When the market waters get choppy, investors need to take a step back to cool their heads and get back to basics. Indeed, it’s hard to see your TFSA or RRSP portfolio lose more than 3-5% in any given week. With a bear market in the U.S. and a vicious correction in the TSX Index, it’s tempting to bail out of the markets. You could always get back in at a later date after the markets calm, right?
With a recession (partially) baked into many stocks, I do think investors need to consider the damage their portfolios have already sustained. If the coming recession is short-lived or doesn’t happen, many names in this market could be in for a considerable correction to the upside.
Undoubtedly, those who bail on the markets will not enjoy such a rally. Historically speaking, the biggest single-day rallies tend to be in close proximity to the worst single-day plunges. Remember, high market volatility means big down and up swings. It’s the downside swings you’re most likely to hear about these days.
Smart investors don’t time the market
Eventually, markets regain their footing. And you’ll want to stay invested, rather than picking your spots. Nobody knows how the stock market will end the year. It’ll surely be a turbulent ride, as earnings results come flowing in. I do think we’ve reached a point where the bar has been lowered to the extent that any modest beat is capable of triggering a significant rally. That’s how beaten up many stocks are these days.
If the first quarter, earnings results were about punishing the broader basket of names posting decent results. The second quarter could be about rewarding those names on better-than-feared results. Simply put, the bar has been lowered, making it easier for companies to jump over them, even if growth numbers continue to be weighed down by broader macro factors.
CN stock: An efficient railway to sail through an economic storm
Let’s take a look at one simple value play in CN Rail (TSX:CNR)(NYSE:CNI), a dividend-growth stock with a new management team that’s hungry to make the railway giant efficient again. At writing, CN Rail has a spectacular operational track record, with a 23.2% ROE (return on equity) and 11.2% ROIC (return on invested capital). Both metrics are above the rail industry average of 19.6% and 9.5%, respectively.
In short, CN Rail is still a well-managed rail company. However, it has room to improve. Its ROE and ROIC numbers were much higher prior to the pandemic (34.8% and 21.9% were the high watermarks in 2018).

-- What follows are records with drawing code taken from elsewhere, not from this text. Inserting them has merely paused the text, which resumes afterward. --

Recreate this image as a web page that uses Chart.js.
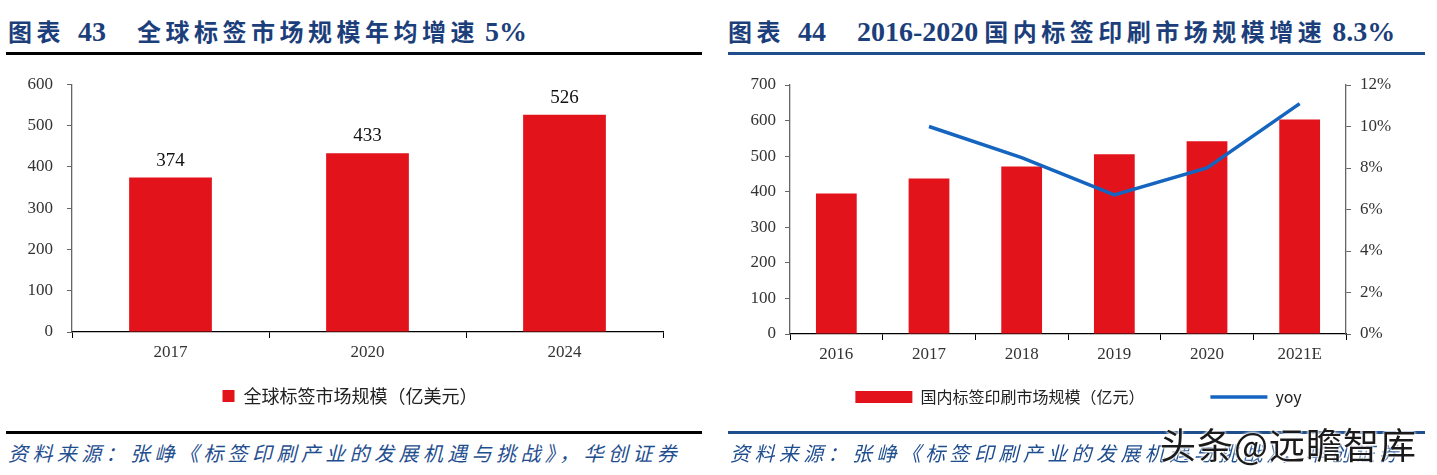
<!DOCTYPE html>
<html>
<head>
<meta charset="utf-8">
<script src="https://cdn.jsdelivr.net/npm/chart.js@4/dist/chart.umd.min.js"></script>
<style>
  body { margin: 0; background: #fff; width: 1437px; height: 475px; overflow: hidden; position: relative; }
  .title { position: absolute; top: 13px; height: 36px; line-height: 36px; font: bold 24px "Liberation Serif", "Noto Sans CJK SC"; color: #1c3f7c; white-space: nowrap; }
  .title span { display: inline-block; }
  .title .cjk { letter-spacing: 4.5px; }
  .title .num { font-size: 28px; }
  .rule { position: absolute; height: 3px; }
  .source { position: absolute; top: 438px; font: italic 20px "Noto Sans CJK SC"; color: #1f4e8f; letter-spacing: 4.4px; white-space: nowrap; }
  .box { position: absolute; top: 60px; height: 360px; }
  .mark { position: absolute; left: 1160px; top: 417px; font: 36px "Noto Sans CJK SC"; color: #1a1a1a; letter-spacing: 1px;
          text-shadow: 0 0 3px #fff, 0 0 3px #fff, 0 0 3px #fff; white-space: nowrap; }
</style>
</head>
<body>
<div class="title" style="left:8px"><span class="cjk" style="width:70px">图表</span><span class="num" style="width:59px">43</span><span class="cjk">全球标签市场规模年均增速</span>&nbsp;<span class="num">5%</span></div>
<div class="rule" style="left:6px; width:696px; top:52px; background:#000"></div>

<div class="title" style="left:728px"><span class="cjk" style="width:70px">图表</span><span class="num" style="width:59px">44</span><span class="num">2016-2020</span>&nbsp;<span class="cjk">国内标签印刷市场规模增速</span>&nbsp;<span class="num">8.3%</span></div>
<div class="rule" style="left:728px; width:697px; top:52px; background:#1f4e8c"></div>

<div class="box" style="left:0; width:700px"><canvas id="globalChart"></canvas></div>
<div class="box" style="left:720px; width:717px"><canvas id="domesticChart"></canvas></div>

<div class="rule" style="left:6px; width:696px; top:431px; background:#000"></div>
<div class="rule" style="left:728px; width:697px; top:431px; background:#1f4e8c"></div>
<div class="source" style="left:8px">资料来源：张峥《标签印刷产业的发展机遇与挑战》，华创证券</div>
<div class="source" style="left:730px">资料来源：张峥《标签印刷产业的发展机遇与挑战》，华创证券</div>
<div class="mark">头条@远瞻智库</div>

<script>
// 图表43
const globalYears = ['2017', '2020', '2024'];
const globalSize = [374, 433, 526];

// 图表44
const domesticYears = ['2016', '2017', '2018', '2019', '2020', '2021E'];
const domesticSize = [395, 437, 471, 505, 542, 603];
const domesticYoy = [null, 10.0, 8.5, 6.7, 8.0, 11.1];

const RED = '#e3131b';
const BLUE = '#1565c0';
const serif = '"Liberation Serif", "Noto Sans CJK SC"';

Chart.defaults.animation = false;
Chart.defaults.responsive = true;
Chart.defaults.maintainAspectRatio = false;
Chart.defaults.plugins.tooltip.enabled = false;

const barLabels = {
    id: 'barLabels',
    afterDatasetsDraw(chart) {
        const ctx = chart.ctx;
        const meta = chart.getDatasetMeta(0);
        ctx.save();
        ctx.font = '19px ' + serif;
        ctx.fillStyle = '#111';
        ctx.textAlign = 'center';
        ctx.textBaseline = 'alphabetic';
        meta.data.forEach((bar, i) => {
            ctx.fillText(globalSize[i], bar.x, bar.y - 12);
        });
        ctx.restore();
    }
};

// legend should be centred on the whole canvas, not only the padded part
const fullLegend = {
    id: 'fullLegend',
    afterLayout(chart) {
        chart.legend.left = 0;
        chart.legend.right = chart.width;
        chart.legend.width = chart.width;
    }
};

function xAxis(height) {
    return {
        grid: { offset: true, drawOnChartArea: false, drawTicks: true, tickLength: 6, color: '#000' },
        border: { color: '#000', width: 1.3 },
        ticks: { color: '#333', font: { family: serif, size: 17 }, padding: 4 },
        afterFit: s => { s.height = height; }
    };
}

function yAxis(opts) {
    return {
        position: opts.position,
        min: 0,
        max: opts.max,
        grid: { drawOnChartArea: false, drawTicks: true, tickLength: 5, color: '#666' },
        border: { color: '#666', width: 1.3 },
        ticks: {
            stepSize: opts.step,
            color: '#333',
            font: { family: serif, size: 17 },
            padding: opts.pad || 9,
            callback: opts.callback
        },
        afterFit: s => { s.width = opts.width; }
    };
}

new Chart(document.getElementById('globalChart'), {
    type: 'bar',
    data: {
        labels: globalYears,
        datasets: [{
            label: '全球标签市场规模（亿美元）',
            data: globalSize,
            backgroundColor: RED,
            categoryPercentage: 1,
            barPercentage: 0.42
        }]
    },
    options: {
        layout: { padding: { left: 0, right: 37, top: 24, bottom: 5 } },
        scales: {
            x: xAxis(45),
            y: yAxis({ position: 'left', max: 600, step: 100, width: 72, pad: 14 })
        },
        plugins: {
            legend: {
                position: 'bottom',
                labels: {
                    boxWidth: 12, boxHeight: 12, padding: 10,
                    color: '#222',
                    font: { family: '"Noto Sans CJK SC"', size: 18 }
                }
            }
        }
    },
    plugins: [barLabels, fullLegend]
});

new Chart(document.getElementById('domesticChart'), {
    type: 'bar',
    data: {
        labels: domesticYears,
        datasets: [{
            label: '国内标签印刷市场规模（亿元）',
            data: domesticSize,
            backgroundColor: RED,
            categoryPercentage: 1,
            barPercentage: 0.44,
            yAxisID: 'y',
            order: 1,
            pointStyle: 'rect'
        }, {
            type: 'line',
            label: 'yoy',
            data: domesticYoy,
            borderColor: BLUE,
            backgroundColor: BLUE,
            borderWidth: 3.5,
            pointRadius: 0,
            tension: 0,
            yAxisID: 'y1',
            order: 0,
            pointStyle: 'line'
        }]
    },
    options: {
        layout: { padding: { left: 0, right: 0, top: 25, bottom: 5 } },
        scales: {
            x: xAxis(45),
            y: yAxis({ position: 'left', max: 700, step: 100, width: 70 }),
            y1: yAxis({ position: 'right', max: 12, step: 2, width: 91, callback: v => v + '%' })
        },
        plugins: {
            legend: {
                position: 'bottom',
                labels: {
                    usePointStyle: true,
                    pointStyleWidth: 57,
                    boxHeight: 12,
                    padding: 10,
                    color: '#222',
                    font: { family: '"Noto Sans CJK SC"', size: 16 },
                    sort: (a, b) => a.datasetIndex - b.datasetIndex,
                    generateLabels(chart) {
                        const items = Chart.defaults.plugins.legend.labels.generateLabels(chart);
                        items.forEach(it => {
                            if (it.datasetIndex === 0) it.text = it.text + '\u3000\u3000\u3000\u3000';
                        });
                        return items;
                    }
                }
            }
        }
    }
});
</script>
</body>
</html>
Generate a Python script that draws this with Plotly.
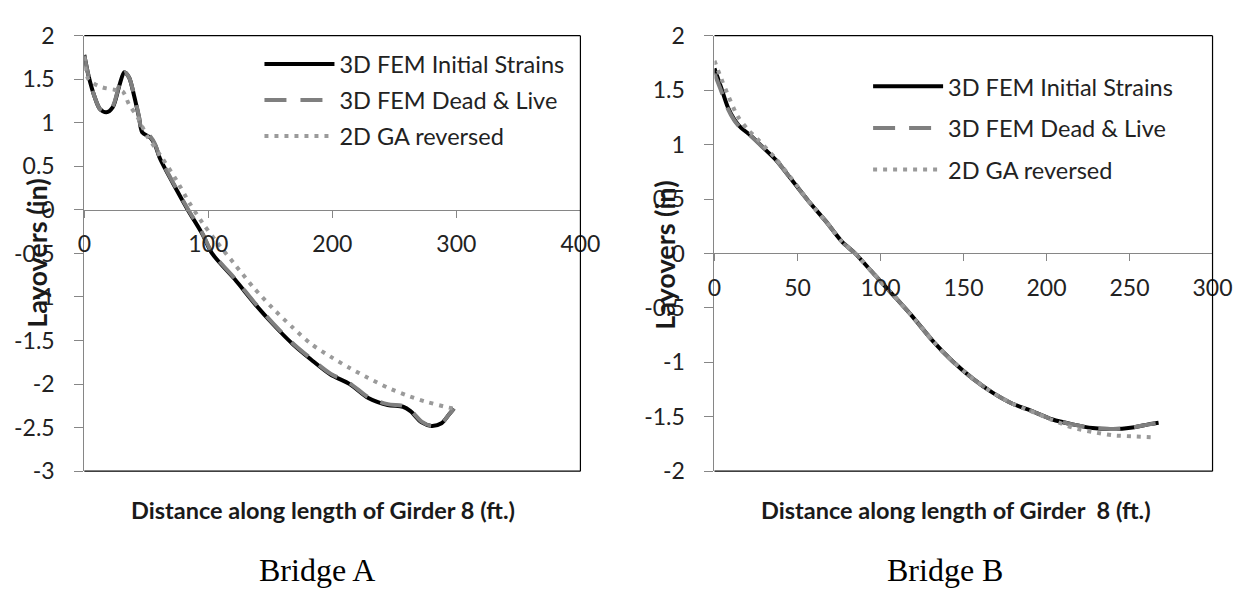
import plotly.graph_objects as go

# ---------------- Data: Bridge A ----------------
a_fem_x = [0, 3.4, 8.5, 12.5, 17.7, 23, 28.3, 32.2, 36.1, 40, 44, 46.7, 53.3, 57.2, 61, 71.7, 83.5,
           95.3, 103, 121.5, 137, 152, 168, 183, 198.5, 214, 229, 244.6, 257, 263, 272, 280, 288, 294, 298]
a_fem_y = [1.78, 1.54, 1.29, 1.16, 1.12, 1.18, 1.43, 1.58, 1.52, 1.32, 1.07, 0.89, 0.83, 0.74, 0.59, 0.30, 0.00,
           -0.28, -0.50, -0.80, -1.07, -1.31, -1.54, -1.72, -1.89, -2.00, -2.16, -2.24, -2.26, -2.31, -2.44, -2.48, -2.45, -2.35, -2.28]
a_dl_x = [0, 3.4, 8.5, 12.5, 17.7, 23, 28.3, 32.2, 36.1, 40, 44, 46.7, 53.3, 57.2, 61, 71.7, 83.5,
          95.3, 103, 121.5, 137, 152, 168, 183, 198.5, 214, 229, 244.6, 257, 263, 272, 280, 288, 294, 298]
a_dl_y = [1.77, 1.54, 1.29, 1.16, 1.12, 1.19, 1.44, 1.58, 1.52, 1.33, 1.08, 0.90, 0.84, 0.75, 0.60, 0.31, 0.01,
          -0.27, -0.49, -0.79, -1.06, -1.30, -1.53, -1.71, -1.88, -1.99, -2.15, -2.23, -2.25, -2.30, -2.43, -2.48, -2.45, -2.35, -2.28]
a_ga_x = [0, 3.3, 13.8, 24.3, 30.9, 36.1, 42.7, 50.6, 61.2, 74.3, 84.8, 95.3, 105.8, 121, 137, 152,
          168, 183, 198.5, 214, 229, 244.6, 260, 275, 294, 298]
a_ga_y = [1.76, 1.50, 1.41, 1.38, 1.36, 1.21, 1.07, 0.85, 0.63, 0.34, 0.08, -0.15, -0.35, -0.62, -0.90, -1.13,
          -1.35, -1.54, -1.685, -1.815, -1.93, -2.04, -2.13, -2.20, -2.27, -2.28]

# ---------------- Data: Bridge B ----------------
b_fem_x = [0, 4.1, 8, 12, 15.9, 21.8, 29.7, 37.5, 47.3, 57.2, 67, 76.8, 84.7, 96.5, 107.2, 119.3, 131.3,
           143.4, 155.4, 167.5, 179.5, 191.6, 203.6, 215.7, 227.7, 239.8, 251.8, 261.4, 267.5]
b_fem_y = [1.70, 1.52, 1.345, 1.23, 1.156, 1.083, 0.967, 0.85, 0.66, 0.47, 0.297, 0.108, 0.0, -0.197, -0.375,
           -0.58, -0.80, -0.99, -1.147, -1.278, -1.38, -1.45, -1.525, -1.57, -1.604, -1.613, -1.598, -1.57, -1.555]
b_dl_x = [0, 4.1, 8, 12, 15.9, 21.8, 29.7, 37.5, 47.3, 57.2, 67, 76.8, 84.7, 96.5, 107.2, 119.3, 131.3,
          143.4, 155.4, 167.5, 179.5, 191.6, 203.6, 215.7, 227.7, 239.8, 251.8, 261.4, 267.5]
b_dl_y = [1.65, 1.49, 1.33, 1.22, 1.15, 1.08, 0.965, 0.85, 0.66, 0.47, 0.297, 0.108, 0.0, -0.197, -0.375,
          -0.58, -0.80, -0.99, -1.147, -1.278, -1.38, -1.45, -1.525, -1.57, -1.604, -1.613, -1.598, -1.57, -1.555]
b_ga_x = [0, 4, 8, 14, 20, 26, 37.5, 47.3, 57.2, 67, 76.8, 84.7, 96.5, 107.2, 119.3, 131.3, 143.4, 155.4,
          167.5, 179.5, 191.6, 203.6, 215.7, 227.7, 239.8, 251.8, 266]
b_ga_y = [1.77, 1.61, 1.46, 1.26, 1.14, 1.05, 0.86, 0.67, 0.47, 0.297, 0.108, 0.0, -0.197, -0.375, -0.58,
          -0.80, -0.99, -1.147, -1.278, -1.38, -1.455, -1.53, -1.60, -1.64, -1.67, -1.68, -1.69]

series_names = ["3D FEM Initial Strains", "3D FEM Dead & Live", "2D GA reversed"]
x_titles = ["Distance along length of Girder 8 (ft.)", "Distance along length of Girder  8 (ft.)"]
y_title = "Layovers (in)"
panel_titles = ["Bridge A", "Bridge B"]

# tick values / labels (Excel style hyphen minus)
a_xticks = [0, 100, 200, 300, 400]
b_xticks = [0, 50, 100, 150, 200, 250, 300]
a_yticks = [2, 1.5, 1, 0.5, 0, -0.5, -1, -1.5, -2, -2.5, -3]
a_ylabels = ["2", "1.5", "1", "0.5", "0", "-0.5", "-1", "-1.5", "-2", "-2.5", "-3"]
b_yticks = [2, 1.5, 1, 0.5, 0, -0.5, -1, -1.5, -2]
b_ylabels = ["2", "1.5", "1", "0.5", "0", "-0.5", "-1", "-1.5", "-2"]

# ---------------- Layout geometry ----------------
W, H = 1257, 601
TOP_PX, BOT_PX = 21.7, 478.5
yd = [1 - BOT_PX / H, 1 - TOP_PX / H]
xd1 = [79 / W, 586 / W]
xd2 = [723 / W, 1232 / W]
yr1 = [-3, 2]
yr2 = [-2, 2]
pos1 = yd[0] + (0 - yr1[0]) / (yr1[1] - yr1[0]) * (yd[1] - yd[0])
pos2 = yd[0] + (0 - yr2[0]) / (yr2[1] - yr2[0]) * (yd[1] - yd[0])

TICK_FONT = dict(family="Lato, 'Open Sans', sans-serif", size=23, color="#222222")
LEG_FONT = dict(family="Lato, 'Open Sans', sans-serif", size=23.5, color="#222222")
XTITLE_FONT = dict(family="Lato, 'Open Sans', sans-serif", size=23.5, color="#1a1a1a", weight="bold")
YTITLE_FONT = dict(family="Lato, 'Open Sans', sans-serif", size=27, color="#1a1a1a", weight="bold")

styles = [
    dict(color="#000000", width=4),
    dict(color="#7f7f7f", width=4, dash="22px,14px"),
    dict(color="#9a9a9a", width=4, dash="4px,6px"),
]

fig = go.Figure()
panels = [
    (a_fem_x, a_fem_y, a_dl_x, a_dl_y, a_ga_x, a_ga_y, "x", "y", "legend"),
    (b_fem_x, b_fem_y, b_dl_x, b_dl_y, b_ga_x, b_ga_y, "x2", "y2", "legend2"),
]
for p, (fx, fy, dx, dy, gx, gy, xa, ya, lg) in enumerate(panels):
    for i, (sx, sy) in enumerate([(fx, fy), (dx, dy), (gx, gy)]):
        fig.add_trace(go.Scatter(
            x=sx, y=sy, mode="lines", name=series_names[i],
            line=dict(shape="spline", smoothing=0.8, **styles[i]),
            xaxis=xa, yaxis=ya, legend=lg, legendgroup=f"{p}-{i}",
        ))

axis_common = dict(showgrid=False, zeroline=False, showline=True, linecolor="#868686",
                   linewidth=1, ticks="outside", tickcolor="#868686", tickfont=TICK_FONT)

fig.update_layout(
    width=W, height=H, margin=dict(l=0, r=0, t=0, b=0),
    paper_bgcolor="white", plot_bgcolor="white", showlegend=True,
    xaxis=dict(domain=xd1, range=[0, 400], tickvals=a_xticks, ticktext=[str(v) for v in a_xticks],
               anchor="free", position=pos1, ticklen=7, ticklabelstandoff=7, **axis_common),
    yaxis=dict(domain=yd, range=yr1, tickvals=a_yticks, ticktext=a_ylabels, anchor="x", ticklen=9,
               ticklabelstandoff=15, **axis_common),
    xaxis2=dict(domain=xd2, range=[0, 300], tickvals=b_xticks, ticktext=[str(v) for v in b_xticks],
                anchor="free", position=pos2, ticklen=7, ticklabelstandoff=7, **axis_common),
    yaxis2=dict(domain=yd, range=yr2, tickvals=b_yticks, ticktext=b_ylabels, anchor="x2", ticklen=9,
                ticklabelstandoff=15, **axis_common),
    legend=dict(x=258 / W, y=1 - 28.5 / H, xanchor="left", yanchor="top", font=LEG_FONT,
                bgcolor="rgba(0,0,0,0)", itemwidth=70, traceorder="grouped", tracegroupgap=2.5),
    legend2=dict(x=880 / W, y=1 - 52 / H, xanchor="left", yanchor="top", font=LEG_FONT,
                 bgcolor="rgba(0,0,0,0)", itemwidth=70, traceorder="grouped", tracegroupgap=8),
)

# plot-area borders (top, right, bottom)
for xr, yr in (("x domain", "y domain"), ("x2 domain", "y2 domain")):
    for (x0, y0, x1, y1) in ((0, 1, 1, 1), (1, 0, 1, 1), (0, 0, 1, 0)):
        fig.add_shape(type="line", xref=xr, yref=yr, x0=x0, y0=y0, x1=x1, y1=y1,
                      line=dict(color="#000000", width=1.2), layer="above")

annos = [
    dict(x=30 / W, y=1 - 250 / H, text=y_title, textangle=-90, font=YTITLE_FONT),
    dict(x=672 / W, y=1 - 252 / H, text=y_title, textangle=-90, font=YTITLE_FONT),
    dict(x=323 / W, y=1 - 519 / H, text=x_titles[0], font=XTITLE_FONT),
    dict(x=970 / W, y=1 - 519 / H, text=x_titles[1], font=XTITLE_FONT),
]
for a in annos:
    fig.add_annotation(xref="paper", yref="paper", showarrow=False, xanchor="center",
                       yanchor="middle", **a)
for t, cx in zip(panel_titles, (317, 959)):
    fig.add_annotation(xref="paper", yref="paper", x=cx / W, y=1 - 582 / H, text=t, showarrow=False,
                       xanchor="center", yanchor="middle",
                       font=dict(family="'Liberation Serif', 'Times New Roman', serif", size=32, color="#000"))

fig.write_html("out.html")
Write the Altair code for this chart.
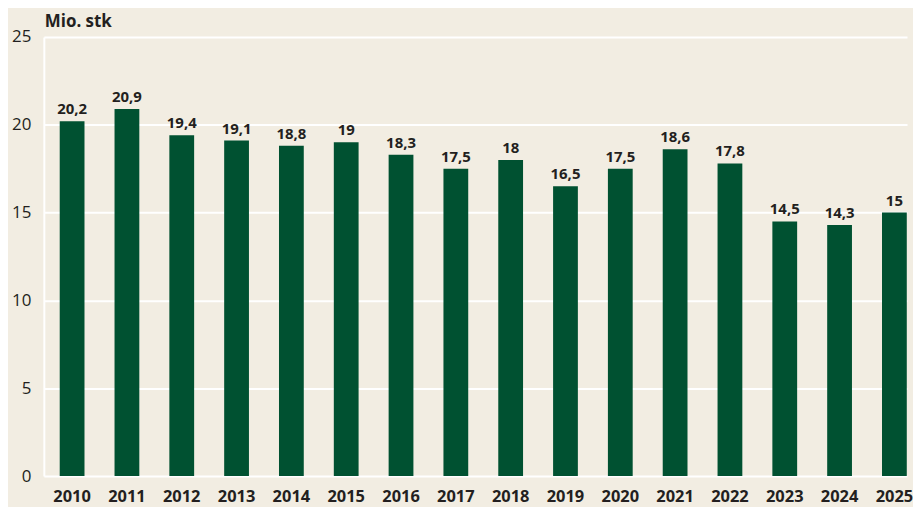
import altair as alt
import pandas as pd

years = [str(y) for y in range(2010, 2026)]
values = [20.2, 20.9, 19.4, 19.1, 18.8, 19, 18.3, 17.5, 18, 16.5, 17.5, 18.6, 17.8, 14.5, 14.3, 15]
y_ticks = [0, 5, 10, 15, 20, 25]

df = pd.DataFrame({"year": years, "value": values})
df["label"] = df["value"].map(lambda v: (f"{v:g}").replace(".", ","))

BG = "#F2EDE2"
GREEN = "#005131"
TXT = "#231f20"
FONT = "Open Sans"

x = alt.X("year:N", sort=years,
          scale=alt.Scale(paddingInner=0.548, paddingOuter=0.147, align=0.985),
          axis=alt.Axis(title=None, labelAngle=0, labelFont=FONT, labelFontSize=16.5,
                        labelFontWeight="bold", labelColor=TXT, ticks=False,
                        domain=False, labelPadding=13))
y = alt.Y("value:Q", scale=alt.Scale(domain=[0, 25], nice=False),
          axis=alt.Axis(title=None, values=y_ticks, labelFont=FONT, labelFontSize=17,
                        labelColor=TXT, ticks=False, domain=True, domainColor="white",
                        domainWidth=2, gridColor="white", gridWidth=2, labelPadding=13))

bars = alt.Chart(df).mark_bar(color=GREEN).encode(x=x, y=y)
text = alt.Chart(df).mark_text(baseline="bottom", dy=-4, font=FONT, fontSize=15,
                                fontWeight="bold", color=TXT).encode(x=x, y=y, text="label:N")

chart = (bars + text).properties(
    width=867, height=441,
    title=alt.TitleParams("Mio. stk", anchor="start", frame="group", font=FONT,
                          fontSize=17, fontWeight="bold", color=TXT, offset=3, dx=1, dy=6),
    background=BG,
    padding={"left": 3, "top": 4, "right": 0, "bottom": 0},
).configure_view(stroke=None)

chart.save("out.html", embed_options={"renderer": "svg", "actions": False})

CN Rail is still an incredibly efficient railway, but with a reputation for being one of the most efficient on the continent, there’s a lot to live up to.
Looking ahead, CN Rail has downgraded its operating ratio (OR) guidance — lower means a higher margin — to below 60% from around 57%. Given the magnitude of headwinds and uncertainties, an OR in the 60% range seems like a more realistic target. As recession and inflation headwinds pass, I’d look for CN Rail to continue lowering the bar on its OR target again (remember, lower is better).